Christian retreat centre forced to close down
By Tola Mbakwe
A retreat centre belonging to the Assemblies of God Churches (AoG) in Iran has been served an evacuation notice by police.
According to religious freedom charity Christian Solidarity Worldwide (CSW), the Sharon Retreat Centre was served with the evacuation notice on 7th March and its caretakers were given only three days remove all of their belongings and hand the centre over to the government.
The centre is located in Karaj and sits on 10,000 square metres of land and is worth $2,200,000.
The Council of AoG Churches in Iran acquired it in the early 1970s for use as a retreat for church ministers, for youth camps, and for other church functions.
This is not the first time retreat centre has been the subject of much scrutiny.
CSW said in 2005, the centre was raided by security agents during a Council Synod meeting, and all the clergy on the Council were arrested.

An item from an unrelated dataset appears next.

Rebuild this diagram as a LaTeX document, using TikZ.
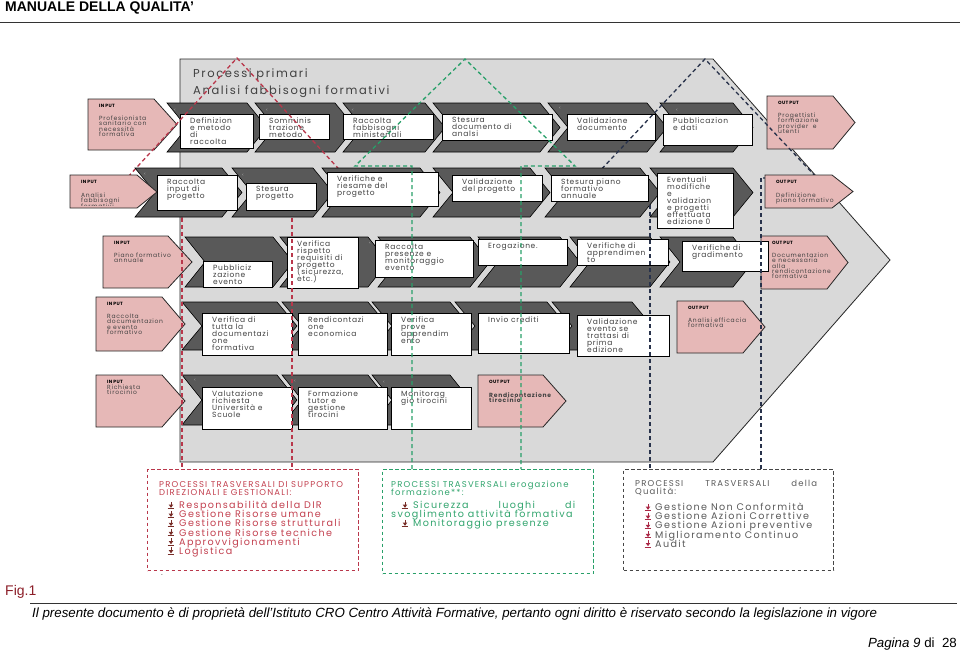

The church leaders were interrogated overnight in a detention centre near Karaj and forced to sign an agreement stating they would comply with the government’s demands to limit church activities.
The charity added that one article of this agreement stated that they would use the retreat centre only for Armenian and Assyrian church members with the prior permission of security officials.
Also in 2015, a Revolutionary Court issued a confiscation order for the property and Iran’s government has accused the centre of being funded by the CIA to “infiltrate and undermine the country through evangelistic activities”.
However, in reality, the AoG Church in Iran is not organisationally affiliated with the AoG denomination in the United States (US).
It was registered as a church and religious institution in 1973, and after the Islamic Revolution, its status as a registered religious institution was reinstated.
CSW said in a statement: “By attributing the AoG’s funding to the Central Intelligence Agency (CIA), the Iranian authorities sought to facilitate both the seizure of property… and the possible prosecution of church leaders on national security-related charges.”
CSW’s Chief Executive Mervyn Thomas said he is deeply alarmed at the planned seizure of property from a religious community that is recognised under the Iranian constitution.
He added: “We urge the government of Iran, as a signatory to the Universal Declaration of Human Rights and the International Covenants on Human Rights, to fulfil its obligations and ensure freedom of religion or belief in its fullest sense for all of Iran’s religious minorities.
“We also call for interventions from key members of the international community to prevent this injustice from occurring, and to remind the Iranian government of its obligations under international law and its own constitution.”